Sunday, November 19, 2006
Democrats to quickly target oil industry tax breaks
WASHINGTON (AP) -- House Democrats are targeting billions of dollars in oil company tax breaks for quick repeal next year. A broader energy proposal that would boost alternative energy sources and conservation is expected to be put off until later.
Hot-button issues such as a tax on the oil industry's windfall profits or sharp increases in automobile fuel economy probably will not gain much ground given the narrow Democratic majorities in the House and Senate.
Incoming House Speaker Nancy Pelosi, in an outline of priorities over the first 100 hours of the next Congress in January, promises to begin a move toward greater energy independence "by rolling back the multibillion dollar subsidies for Big Oil."
Yet the energy plan being assembled by Pelosi's aides for the initial round of legislation is less ambitious than her pronouncement might suggest.
For the most part, the tax benefits are ones that lawmakers talked of repealing this year when Congress struggled to respond to the public outcry over soaring summer fuel prices and oil companies' huge profits.
Topping the list for repeal are:
• Tax breaks for refinery expansion and for geological studies to help oil exploration.
• A measure passed two years ago primarily to promote domestic manufacturing. It allows oil companies to take a tax credit if they choose to drill in this country instead of going abroad.

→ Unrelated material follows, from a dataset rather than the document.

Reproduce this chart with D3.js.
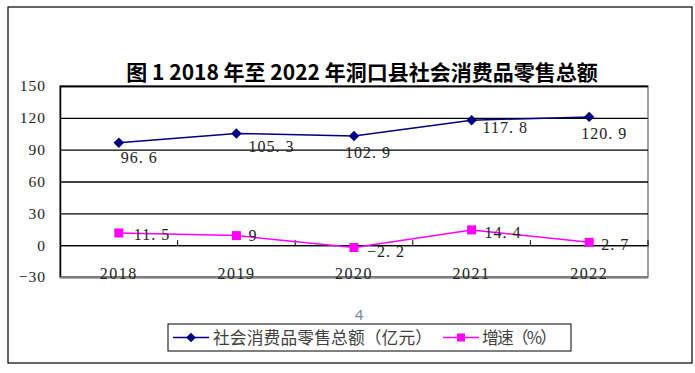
<!DOCTYPE html>
<html>
<head>
<meta charset="utf-8">
<script src="https://cdn.jsdelivr.net/npm/d3@7"></script>
<style>
  body { margin: 0; background: #fff; }
  svg { display: block; }
  .serif { font-family: "Liberation Serif", "Times New Roman", serif; }
</style>
</head>
<body>
<div id="chart"></div>
<script>
// data
const years = ["2018", "2019", "2020", "2021", "2022"];
const retailTotal = [96.6, 105.3, 102.9, 117.8, 120.9];
const growthRate = [11.5, 9, -2.2, 14.4, 2.7];
const yTicks = [-30, 0, 30, 60, 90, 120, 150];
const seriesNames = ["社会消费品零售总额（亿元）", "增速（%）"];

// label nudges (as placed in the original)
const totalOffsets = [[2, 15], [12, 13], [-9, 16], [11, 7], [-8, 17]];
const growthOffsets = [[15, 1], [12, 0], [13, 4], [13, 3], [12, 2]];

const width = 695, height = 373;
const margin = {left: 60, right: 47, top: 86, bottom: 96};

const svg = d3.select("#chart").append("svg")
    .attr("width", width).attr("height", height);

// outer frame
svg.append("rect")
    .attr("x", 8).attr("y", 7).attr("width", 684).attr("height", 356)
    .attr("fill", "none").attr("stroke", "#000").attr("stroke-width", 1.2);

svg.append("text")
    .attr("x", 362).attr("y", 80)
    .attr("text-anchor", "middle")
    .attr("font-family", "'Noto Sans CJK SC', sans-serif")
    .attr("font-weight", "bold")
    .attr("font-size", 21)
    .text("图 1 2018 年至 2022 年洞口县社会消费品零售总额");

const x = d3.scaleBand().domain(years).range([margin.left, width - margin.right]);
const y = d3.scaleLinear().domain([-30, 150]).range([277, 86]);
const cx = d => x(d) + x.bandwidth() / 2;

// plot border
svg.append("rect")
    .attr("x", x.range()[0]).attr("y", y(150))
    .attr("width", x.range()[1] - x.range()[0]).attr("height", y(-30) - y(150))
    .attr("fill", "none").attr("stroke", "#808080").attr("stroke-width", 1.5);

// y axis + grid
const yAxis = svg.append("g")
    .attr("transform", `translate(${margin.left},0)`)
    .call(d3.axisLeft(y).tickValues(yTicks).tickSize(-(x.range()[1] - x.range()[0])).tickPadding(14));
yAxis.select(".domain").attr("stroke", "#000").attr("stroke-width", 1.5);
yAxis.selectAll(".tick line").attr("stroke", d => d === -30 ? "#808080" : "#000").attr("stroke-width", 1.3);
yAxis.selectAll(".tick text")
    .attr("class", "serif")
    .attr("font-size", 15.5)
    .attr("letter-spacing", 1)
    .attr("fill", "#222");

// x axis at zero
const xAxis = svg.append("g")
    .attr("transform", `translate(0,${y(0)})`)
    .call(d3.axisBottom(x).tickSize(0).tickPadding(22));
xAxis.select(".domain").attr("stroke", "#000").attr("stroke-width", 1.3);
xAxis.selectAll(".tick text")
    .attr("class", "serif")
    .attr("font-size", 16)
    .attr("letter-spacing", 1.5)
    .attr("fill", "#222");

// boundary tick marks
const bounds = years.slice(1).map(d => x(d)).concat([x.range()[1]]);
svg.append("g").selectAll("line")
    .data(bounds)
    .join("line")
    .attr("x1", d => d).attr("x2", d => d)
    .attr("y1", y(0)).attr("y2", y(0) - 5)
    .attr("stroke", "#000").attr("stroke-width", 1);

const fmt = v => d3.format("")(v).replace(".", ". ");

const line = d3.line().x((d, i) => cx(years[i])).y(d => y(d));

// series 1: total
svg.append("path")
    .datum(retailTotal)
    .attr("d", line)
    .attr("fill", "none").attr("stroke", "#000080").attr("stroke-width", 1.5);
svg.append("g").selectAll("path")
    .data(retailTotal)
    .join("path")
    .attr("d", d3.symbol(d3.symbolDiamond2, 70))
    .attr("transform", (d, i) => `translate(${cx(years[i])},${y(d)})`)
    .attr("fill", "#000080");

// series 2: growth
svg.append("path")
    .datum(growthRate)
    .attr("d", line)
    .attr("fill", "none").attr("stroke", "#ff00ff").attr("stroke-width", 1.5);
svg.append("g").selectAll("rect")
    .data(growthRate)
    .join("rect")
    .attr("x", (d, i) => cx(years[i]) - 4.5)
    .attr("y", d => y(d) - 4.5)
    .attr("width", 9).attr("height", 9)
    .attr("fill", "#ff00ff");

// data labels
function addLabels(values, offsets) {
    svg.append("g").selectAll("text")
        .data(values)
        .join("text")
        .attr("class", "serif")
        .attr("x", (d, i) => cx(years[i]) + offsets[i][0])
        .attr("y", (d, i) => y(d) + offsets[i][1])
        .attr("dy", "0.35em")
        .attr("font-size", 16)
        .attr("letter-spacing", 1)
        .attr("fill", "#222")
        .text(d => fmt(d));
}
addLabels(retailTotal, totalOffsets);
addLabels(growthRate, growthOffsets);

// stray page number
svg.append("text")
    .attr("x", 359).attr("y", 320)
    .attr("text-anchor", "middle")
    .attr("font-family", "'Noto Sans', sans-serif")
    .attr("font-size", 15)
    .attr("fill", "#7a8aa3")
    .text("4");

// legend
const legend = svg.append("g");
legend.append("rect")
    .attr("x", 168).attr("y", 324).attr("width", 403).attr("height", 27)
    .attr("fill", "#fff").attr("stroke", "#000").attr("stroke-width", 1);

const legendItems = [
    {name: seriesNames[0], color: "#000080", x0: 173, shape: "diamond", tx: 213, tw: 219},
    {name: seriesNames[1], color: "#ff00ff", x0: 443, shape: "square", tx: 482, tw: 75}
];
const ly = 337.5;
legendItems.forEach(it => {
    legend.append("line")
        .attr("x1", it.x0).attr("x2", it.x0 + 36)
        .attr("y1", ly).attr("y2", ly)
        .attr("stroke", it.color).attr("stroke-width", 1.5);
    if (it.shape === "diamond") {
        legend.append("path")
            .attr("d", d3.symbol(d3.symbolDiamond2, 60))
            .attr("transform", `translate(${it.x0 + 18},${ly})`)
            .attr("fill", it.color);
    } else {
        legend.append("rect")
            .attr("x", it.x0 + 18 - 4).attr("y", ly - 4)
            .attr("width", 8).attr("height", 8)
            .attr("fill", it.color);
    }
    legend.append("text")
        .attr("x", it.tx).attr("y", ly)
        .attr("dy", "0.36em")
        .attr("font-family", "'Noto Sans CJK SC', sans-serif")
        .attr("font-size", 16.7)
        .attr("textLength", it.tw)
        .attr("lengthAdjust", "spacing")
        .attr("fill", "#404040")
        .text(it.name);
});
</script>
</body>
</html>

Democrats say neither tax benefit should be needed for an industry reaping large profits at today's high crude oil prices.
Over 10 years, the production tax credit saves oil companies $5 billion, and the refinery measure and exploration credit a total of about $1.4 billion, according to Congressional Budget Office estimates.
Other oil tax breaks probably will go unchallenged. That includes some passed by Congress only a year ago and others already targeted for repeal this year.
For example, House Democrats have no plans to change a provision that allows oil companies to avoid billions of dollars in taxes by the way they calculate inventories.
The Senate this year agreed to a repeal; the effort was abandoned amid House GOP opposition and an uproar from other industries that also benefit from the tax language.
House Democrats also are shying away from tampering with more than $1 billion worth of oil- and gas-related tax breaks enacted last year. These breaks largely benefit small companies or gas utilities rather than the major oil companies now awash in cash.